TO DO ▸ From the first line of the listing below to the line with "0.5, 0.2, 0.1, 0.05, 0.03, 0.02, 0.015, 0.01]", print each line exactly, and nothing more. Leave out the pictures.

RAW DATA ▸
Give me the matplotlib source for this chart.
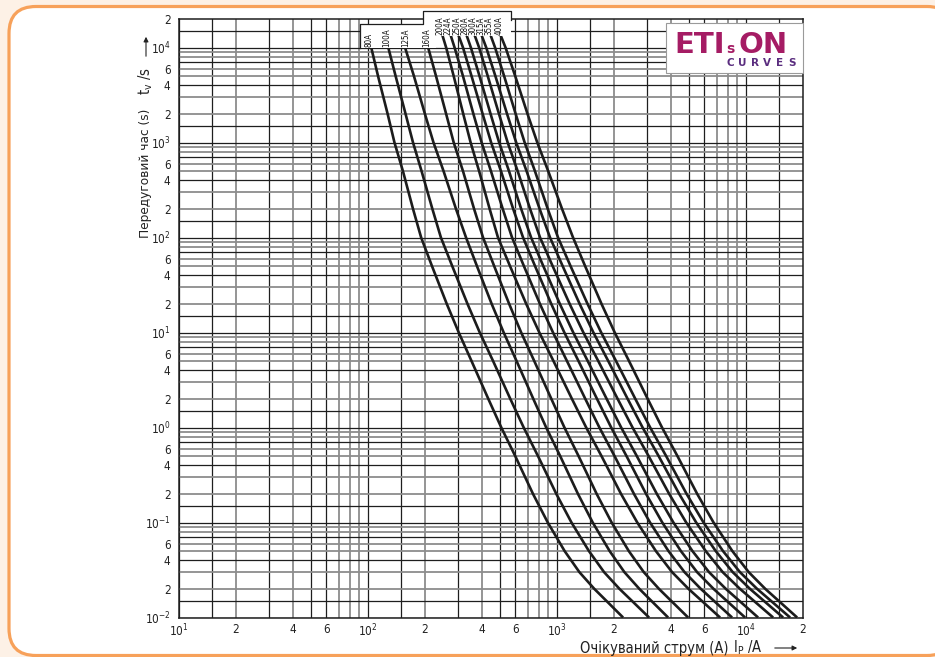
"""Pre-arcing time-current curves, ETI gG fuses"""

import matplotlib
matplotlib.use('Agg')
import matplotlib.pyplot as plt
import matplotlib.transforms as mtransforms
from matplotlib import font_manager
from matplotlib.patches import FancyBboxPatch, Polygon, Rectangle
from matplotlib.lines import Line2D

# narrow face if there is one
names = {f.name for f in font_manager.fontManager.ttflist}
has_condensed = any(f.name == 'DejaVu Sans' and f.stretch in ('condensed', 'semi-condensed')
                    for f in font_manager.fontManager.ttflist)
if 'Liberation Sans Narrow' in names:
    plt.rcParams['font.family'] = ['Liberation Sans Narrow', 'DejaVu Sans']
    SHRINK = 1.0
else:
    plt.rcParams['font.family'] = ['DejaVu Sans']
    plt.rcParams['font.stretch'] = 'condensed'
    SHRINK = 1.0 if has_condensed else 0.86
plt.rcParams['mathtext.default'] = 'regular'

# pre-arcing time, s (shared by all curves)
times = [1.4e4, 1e4, 5e3, 2e3, 1e3, 500, 200, 100, 50, 20, 10, 5, 2, 1,
         0.5, 0.2, 0.1, 0.05, 0.03, 0.02, 0.015, 0.01]

i_80 = [99, 104, 113, 127, 138, 153, 173, 191, 218, 261, 302, 353, 433, 507,
        601, 746, 893, 1097, 1313, 1575, 1822, 2235]
i_100 = [121, 128, 140, 158, 173, 192, 219, 243, 279, 336, 390, 459, 566, 666,
         793, 991, 1192, 1475, 1774, 2140, 2486, 3067]
i_125 = [148, 157, 175, 200, 222, 251, 292, 330, 377, 451, 522, 611, 749, 876,
         1039, 1290, 1544, 1898, 2272, 2726, 3151, 3868]
i_160 = [197, 208, 229, 259, 284, 318, 364, 406, 465, 558, 646, 758, 933, 1094,
         1300, 1620, 1944, 2397, 2877, 3462, 4010, 4935]
i_200 = [246, 259, 284, 319, 349, 387, 440, 487, 564, 687, 806, 958, 1199, 1426,
         1719, 2180, 2657, 3334, 4062, 4962, 5821, 7284]
i_224 = [272, 287, 318, 361, 399, 447, 516, 578, 668, 812, 952, 1129, 1411, 1675,
         2015, 2552, 3103, 3886, 4726, 5763, 6751, 8431]
i_250 = [299, 318, 353, 404, 448, 505, 586, 661, 765, 932, 1093, 1299, 1627, 1934,
         2331, 2957, 3603, 4521, 5508, 6730, 7894, 9879]
i_280 = [330, 350, 389, 445, 494, 557, 646, 729, 846, 1035, 1218, 1454, 1830, 2184,
         2643, 3372, 4126, 5204, 6370, 7815, 9202, 11575]
i_300 = [364, 387, 430, 493, 548, 619, 720, 813, 948, 1166, 1378, 1653, 2092, 2508,
         3052, 3918, 4822, 6117, 7524, 9287, 10980, 13900]
i_315 = [396, 422, 472, 544, 608, 690, 809, 918, 1071, 1317, 1557, 1867, 2363, 2835,
         3448, 4426, 5445, 6910, 8502, 10490, 12400, 15700]
i_355 = [442, 470, 525, 604, 674, 764, 893, 1012, 1179, 1450, 1712, 2052, 2595, 3109,
         3778, 4845, 5956, 7552, 9284, 11440, 13520, 17090]
i_400 = [499, 534, 601, 698, 786, 898, 1063, 1215, 1408, 1719, 2019, 2404, 3016, 3592,
         4335, 5512, 6728, 8462, 10330, 12640, 14850, 18620]

ratings = ['80A', '100A', '125A', '160A', '200A', '224A', '250A', '280A',
           '300A', '315A', '355A', '400A']
curves = [i_80, i_100, i_125, i_160, i_200, i_224, i_250, i_280,
          i_300, i_315, i_355, i_400]

x_ticks = [10, 20, 40, 60, 100, 200, 400, 600, 1000, 2000, 4000, 6000, 10000, 20000]
x_labels = ['$10^{1}$', '2', '4', '6', '$10^{2}$', '2', '4', '6',
            '$10^{3}$', '2', '4', '6', '$10^{4}$', '2']
y_ticks = [0.01, 0.02, 0.04, 0.06, 0.1, 0.2, 0.4, 0.6, 1, 2, 4, 6, 10, 20, 40, 60,
           100, 200, 400, 600, 1000, 2000, 4000, 6000, 10000, 20000]
y_labels = ['$10^{-2}$', '2', '4', '6', '$10^{-1}$', '2', '4', '6',
            '$10^{0}$', '2', '4', '6', '$10^{1}$', '2', '4', '6',
            '$10^{2}$', '2', '4', '6', '$10^{3}$', '2', '4', '6', '$10^{4}$', '2']

W, H = 935, 657
fig = plt.figure(figsize=(W / 100, H / 100), dpi=100)
fig.patch.set_facecolor('#fdf1e6')
# pixel coordinates, origin top-left
pix = mtransforms.Affine2D().scale(1, -1).translate(0, H)

frame = FancyBboxPatch((9, 1.5), 945, 649, boxstyle='round,pad=0,rounding_size=27',
                       transform=mtransforms.IdentityTransform(),
                       facecolor='white', edgecolor='#f7a15a', linewidth=2.3,
                       zorder=-5)
fig.patches.append(frame)

ax = fig.add_axes([179 / W, 1 - 617.5 / H, 624 / W, 598.5 / H])
ax.set_xscale('log')
ax.set_yscale('log')
ax.set_xlim(10, 20000)
ax.set_ylim(0.01, 20000)
ax.patch.set_alpha(0)

# grid: 1, 1.5, 2 ... 9 in every decade, some lines darker than others
steps = [1, 1.5, 2, 3, 4, 5, 6, 7, 8, 9]
x_dark = [1, 1.5, 3, 5, 6]
y_dark = [1, 1.5, 4, 7]
for dec in [10, 100, 1000, 10000]:
    for m in steps:
        v = m * dec
        if v < 20000:
            dark = m in x_dark
            ax.axvline(v, color='#1e1e1e' if dark else '#8c8c8c',
                       lw=0.9 if dark else 1.3, zorder=1)
for dec in [0.01, 0.1, 1, 10, 100, 1000, 10000]:
    for m in steps:
        v = m * dec
        if v < 20000:
            dark = m in y_dark
            ax.axhline(v, color='#1e1e1e' if dark else '#8c8c8c',
                       lw=0.9 if dark else 1.3, zorder=1)

for cur in curves:
    ax.plot(cur, times, color='#1c1c1c', lw=1.9, zorder=3,
            solid_joinstyle='round', solid_capstyle='butt')

ax.set_xticks(x_ticks)
ax.set_xticklabels(x_labels)
ax.set_yticks(y_ticks)
ax.set_yticklabels(y_labels)
ax.minorticks_off()
ax.tick_params(length=0, labelsize=8.5 * SHRINK, colors='#222222')
ax.tick_params(axis='x', pad=4)
ax.tick_params(axis='y', pad=6)
for s in ax.spines.values():
    s.set_linewidth(1.1)
    s.set_color('#1e1e1e')

# label box above the curves
box = Polygon([(360, 48), (360, 24), (423, 24), (423, 11), (511, 11), (511, 36),
               (436, 36), (436, 48)], closed=True,
              facecolor='white', edgecolor='none', zorder=5)
box.set_transform(pix)
fig.patches.append(box)
fig.lines.append(Line2D([360, 360, 423, 423, 511, 511], [48, 24, 24, 11, 11, 20],
                        color='#1e1e1e', lw=0.9, transform=pix, zorder=6))

label_x = [369, 387, 406, 427, 440, 448, 456.5, 465, 473, 481, 489, 499]
label_y = [47, 47, 47, 47, 35, 35, 35, 35, 35, 35, 35, 35]
for name, lx, ly in zip(ratings, label_x, label_y):
    fig.text(lx, ly, name, transform=pix, rotation=90, ha='center', va='bottom',
             fontsize=5.8, color='#111111', zorder=7)

# axis titles
fig.text(146, 173, 'Передуговий час (s)', transform=pix, rotation=90,
         ha='center', va='center', fontsize=9.7 * SHRINK, color='#222222')
fig.text(146, 95, 't$_v$ /s', transform=pix, rotation=90,
         ha='center', va='bottom', fontsize=10.5 * SHRINK, color='#222222')
ax.annotate('', xy=(146, 34), xytext=(146, 59), xycoords=pix, textcoords=pix,
            arrowprops=dict(arrowstyle='-|>', lw=0.8, color='#222222',
                            mutation_scale=7))
fig.text(729, 648, 'Очікуваний струм (A)', transform=pix, ha='right',
         va='center', fontsize=10.5 * SHRINK, color='#222222')
fig.text(733, 648, 'I$_P$ /A', transform=pix, ha='left',
         va='center', fontsize=10.5 * SHRINK, color='#222222')
ax.annotate('', xy=(800, 648), xytext=(772, 648), xycoords=pix, textcoords=pix,
            arrowprops=dict(arrowstyle='-|>', lw=0.8, color='#222222',
                            mutation_scale=7))

# logo
logo = Rectangle((666, 23), 137, 50, facecolor='white',
                 edgecolor='#9a9a9a', lw=0.8, zorder=5)
logo.set_transform(pix)
fig.patches.append(logo)
logo_font = dict(transform=pix, fontweight='bold', family='DejaVu Sans',
                 fontstretch='normal', color='#a51c64', ha='left',
                 va='baseline', zorder=7)
fig.text(674, 53, 'ETI', fontsize=21, **logo_font)
fig.text(726, 53, 's', fontsize=10, **logo_font)
fig.text(738, 53, 'ON', fontsize=21, **logo_font)
for k, ch in enumerate('CURVES'):
    fig.text(730 + k * 12.4, 66, ch, transform=pix, fontsize=7.5, fontweight='bold',
             family='DejaVu Sans', fontstretch='normal', color='#5a2d7f',
             ha='center', va='baseline', zorder=7)

plt.savefig('out.png', dpi=100, facecolor=fig.get_facecolor())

EXERCISE SOLUTION ▸
Give me the matplotlib source for this chart.
"""Pre-arcing time-current curves, ETI gG fuses"""

import matplotlib
matplotlib.use('Agg')
import matplotlib.pyplot as plt
import matplotlib.transforms as mtransforms
from matplotlib import font_manager
from matplotlib.patches import FancyBboxPatch, Polygon, Rectangle
from matplotlib.lines import Line2D

# narrow face if there is one
names = {f.name for f in font_manager.fontManager.ttflist}
has_condensed = any(f.name == 'DejaVu Sans' and f.stretch in ('condensed', 'semi-condensed')
                    for f in font_manager.fontManager.ttflist)
if 'Liberation Sans Narrow' in names:
    plt.rcParams['font.family'] = ['Liberation Sans Narrow', 'DejaVu Sans']
    SHRINK = 1.0
else:
    plt.rcParams['font.family'] = ['DejaVu Sans']
    plt.rcParams['font.stretch'] = 'condensed'
    SHRINK = 1.0 if has_condensed else 0.86
plt.rcParams['mathtext.default'] = 'regular'

# pre-arcing time, s (shared by all curves)
times = [1.4e4, 1e4, 5e3, 2e3, 1e3, 500, 200, 100, 50, 20, 10, 5, 2, 1,
         0.5, 0.2, 0.1, 0.05, 0.03, 0.02, 0.015, 0.01]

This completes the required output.